Sur l'action des collectivités locales et l'AFD, j'ai fait quelques propositions dans le rapport. Il faut associer les collectivités locales, sans oublier les plus petites, à la gouvernance. Je pense qu'il faut un guichet unique. Souvent j'entends dire que l'AFD fait refaire des études alors que les services techniques de grandes collectivités sont intervenus très en amont auprès de leurs partenaires du sud. Si des études de grande qualité ont été faites, il faut que le financement arrive vite, sans perte de temps. Des procédures de certification ou des liens plus normés, respectant bien sûr le principe de libre administration des collectivités locales, permettraient sans doute d'y parvenir.

Vous avez raison, monsieur Destot, la mobilité des personnels devra être impulsée par les dirigeants. Elle ne se fera pas toute seule. Il faudra, par exemple, déterminer le nombre de postes de directeurs qui seront occupés par des gens de l'autre entité. Il faudra prévoir un cadre juridique clair et prendre des décisions de management afin de faciliter et encourager ces mouvements.

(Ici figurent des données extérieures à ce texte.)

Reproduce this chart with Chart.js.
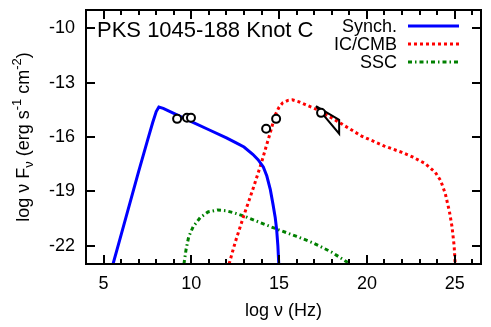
<!DOCTYPE html>
<html>
<head>
<meta charset="utf-8">
<script src="https://cdn.jsdelivr.net/npm/chart.js@4"></script>
<style>
  html, body { margin: 0; padding: 0; background: #fff; }
  canvas { display: block; }
</style>
</head>
<body>
<canvas id="sed" width="491" height="327"></canvas>
<script>
// --- axis ticks ---
const xTicks = [5, 10, 15, 20, 25];
const yTicks = [-10, -13, -16, -19, -22];

// --- Synchrotron model (log nu, log nuFnu) ---
const synchX = [5.54, 6.0, 6.5, 7.0, 7.5, 7.8, 8.0, 8.15, 8.4, 9.0, 10.0, 11.0, 12.0, 12.5, 13.0, 13.5, 13.8, 14.1, 14.3, 14.5, 14.65, 14.78, 14.86, 14.93, 14.98];
const synchY = [-23.0, -21.4, -19.65, -17.9, -16.2, -15.2, -14.6, -14.35, -14.42, -14.7, -15.15, -15.6, -16.05, -16.3, -16.55, -16.95, -17.25, -17.65, -18.15, -18.9, -19.7, -20.45, -21.1, -22.0, -23.0];

// --- IC/CMB model ---
const icX = [12.15, 12.5, 13.0, 13.5, 14.0, 14.3, 14.5, 14.77, 15.0, 15.2, 15.5, 15.75, 16.1, 16.5, 17.2, 18.0, 18.6, 19.7, 21.0, 22.0, 22.6, 23.3, 23.9, 24.2, 24.46, 24.7, 24.85, 24.97, 25.03];
const icY = [-23.0, -21.8, -20.3, -18.9, -17.4, -16.4, -15.75, -14.8, -14.35, -14.12, -13.98, -13.95, -14.05, -14.22, -14.5, -14.95, -15.3, -15.95, -16.5, -16.85, -17.1, -17.45, -17.95, -18.4, -19.1, -20.1, -20.95, -22.0, -23.0];

// --- SSC model ---
const sscX = [9.58, 9.7, 9.85, 10.1, 10.5, 10.95, 11.5, 12.0, 12.4, 13.06, 14.0, 14.94, 16.0, 16.9, 18.0, 19.04];
const sscY = [-23.0, -22.2, -21.5, -20.95, -20.45, -20.13, -20.02, -20.07, -20.17, -20.38, -20.75, -21.1, -21.48, -21.82, -22.35, -23.0];

// --- observed fluxes ---
const obsX = [9.19, 9.75, 9.98, 14.26, 14.83, 17.39];
const obsY = [-15.0, -14.94, -14.94, -15.55, -15.0, -14.67];

// --- X-ray spectrum (bow tie) ---
const xrayX = [17.1, 18.42, 18.42, 17.1];
const xrayY = [-14.3, -15.05, -15.82, -14.3];

const FONT = "'Liberation Sans', Arial, Helvetica, sans-serif";
Chart.defaults.font.family = FONT;
Chart.defaults.color = '#000';

const pts = (xs, ys) => xs.map((x, i) => ({ x: x, y: ys[i] }));

// box around the plot with gnuplot-style inward ticks
const framePlugin = {
    id: 'frame',
    afterDatasetsDraw(chart) {
        const { ctx, chartArea: a, scales: { x, y } } = chart;
        ctx.save();
        ctx.strokeStyle = '#000';
        ctx.lineWidth = 2;
        ctx.beginPath();
        for (let v = Math.ceil(x.min); v <= Math.floor(x.max); v++) {
            const px = Math.round(x.getPixelForValue(v));
            const len = xTicks.includes(v) ? 9 : 5;
            ctx.moveTo(px, a.bottom); ctx.lineTo(px, a.bottom - len);
            ctx.moveTo(px, a.top); ctx.lineTo(px, a.top + len);
        }
        yTicks.forEach(v => {
            const py = Math.round(y.getPixelForValue(v));
            ctx.moveTo(a.left, py); ctx.lineTo(a.left + 9, py);
            ctx.moveTo(a.right, py); ctx.lineTo(a.right - 9, py);
        });
        ctx.stroke();
        ctx.strokeRect(a.left, a.top, a.right - a.left, a.bottom - a.top);
        ctx.restore();
    }
};

// title, y axis label with sub/superscripts, legend
const textPlugin = {
    id: 'texts',
    afterDraw(chart) {
        const { ctx, chartArea: a } = chart;
        ctx.save();
        ctx.fillStyle = '#000';

        // title inside plot
        ctx.font = `22px ${FONT}`;
        ctx.textAlign = 'left';
        ctx.textBaseline = 'alphabetic';
        ctx.fillText('PKS 1045-188 Knot C', 97, 37);

        // y axis label
        const parts = [
            { t: 'log \u03bd F', s: 18, dy: 0 },
            { t: '\u03bd', s: 13, dy: 4 },
            { t: ' (erg s', s: 18, dy: 0 },
            { t: '-1', s: 13, dy: -8 },
            { t: ' cm', s: 18, dy: 0 },
            { t: '-2', s: 13, dy: -8 },
            { t: ')', s: 18, dy: 0 }
        ];
        let total = 0;
        parts.forEach(p => { ctx.font = `${p.s}px ${FONT}`; p.w = ctx.measureText(p.t).width; total += p.w; });
        ctx.translate(29, (a.top + a.bottom) / 2);
        ctx.rotate(-Math.PI / 2);
        let cx = -total / 2;
        parts.forEach(p => {
            ctx.font = `${p.s}px ${FONT}`;
            ctx.fillText(p.t, cx, p.dy);
            cx += p.w;
        });
        ctx.setTransform(1, 0, 0, 1, 0, 0);

        // legend: text right aligned, sample line on the right
        ctx.font = `18px ${FONT}`;
        ctx.textAlign = 'right';
        ctx.textBaseline = 'middle';
        const rows = chart.data.datasets.filter(d => d.inLegend);
        rows.forEach((d, i) => {
            const yy = 26 + i * 18;
            ctx.fillStyle = '#000';
            ctx.fillText(d.label, 397, yy + 1);
            ctx.strokeStyle = d.borderColor;
            ctx.lineWidth = d.borderWidth;
            ctx.setLineDash(d.borderDash || []);
            ctx.beginPath();
            ctx.moveTo(408, yy);
            ctx.lineTo(459, yy);
            ctx.stroke();
        });
        ctx.restore();
    }
};

new Chart(document.getElementById('sed'), {
    type: 'scatter',
    data: {
        datasets: [
            { label: 'obs', data: pts(obsX, obsY), order: 0, showLine: false,
              pointRadius: 4, pointBorderWidth: 2, borderColor: '#000', backgroundColor: '#fff' },
            { label: 'xray', data: pts(xrayX, xrayY), order: 1, showLine: true, pointRadius: 0,
              borderColor: '#000', borderWidth: 2, tension: 0 },
            { label: 'Synch.', inLegend: true, data: pts(synchX, synchY), order: 2, showLine: true,
              pointRadius: 0, borderColor: '#0000ff', borderWidth: 3, tension: 0 },
            { label: 'IC/CMB', inLegend: true, data: pts(icX, icY), order: 3, showLine: true,
              pointRadius: 0, borderColor: '#ff0000', borderWidth: 3, borderDash: [3, 3], tension: 0 },
            { label: 'SSC', inLegend: true, data: pts(sscX, sscY), order: 4, showLine: true,
              pointRadius: 0, borderColor: '#008000', borderWidth: 3, borderDash: [4, 3, 1.5, 3], tension: 0 }
        ]
    },
    options: {
        responsive: false,
        animation: false,
        devicePixelRatio: 1,
        layout: { padding: { left: 0, top: 10, right: 10, bottom: 0 } },
        plugins: { legend: { display: false }, tooltip: { enabled: false } },
        scales: {
            x: {
                type: 'linear', min: 4, max: 26.5,
                afterBuildTicks: s => { s.ticks = xTicks.map(v => ({ value: v })); },
                afterFit: s => { s.height = 63; s.paddingLeft = 0; s.paddingRight = 0; },
                grid: { display: false, drawTicks: false },
                border: { display: false },
                ticks: { color: '#000', font: { size: 18 }, padding: 9, maxRotation: 0, autoSkip: false },
                title: { display: true, text: 'log \u03bd (Hz)', color: '#000', font: { size: 18 }, padding: { top: 0, bottom: 5 } }
            },
            y: {
                type: 'linear', min: -23, max: -9,
                afterBuildTicks: s => { s.ticks = yTicks.map(v => ({ value: v })); },
                afterFit: s => { s.width = 86; s.paddingTop = 0; s.paddingBottom = 0; },
                grid: { display: false, drawTicks: false },
                border: { display: false },
                ticks: { color: '#000', font: { size: 18 }, padding: 11 }
            }
        }
    },
    plugins: [framePlugin, textPlugin]
});
</script>
</body>
</html>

J'en profite pour répondre à M. Bacquet et M. Loncle. J'ai bien suivi les différentes opérations que vous mentionnez : Bpifrance, AFII, Ubifrance. Mais dans le cas présent, il s'agit d'un regroupement d'établissements publics – et non pas d'une fusion – que seul le législateur peut faire puisque ce n'est pas le droit des sociétés qui s'applique. Dans son histoire, le groupe CDC a su prendre des formes juridiques parfois innovantes. Dans le cas présent, ses personnels avaient des interrogations sur l'accueil de salariés qui ont des contrats différents et qui ont construit d'autres équilibres syndicaux. Il ne s'agit pas de gérer une fusion brutale.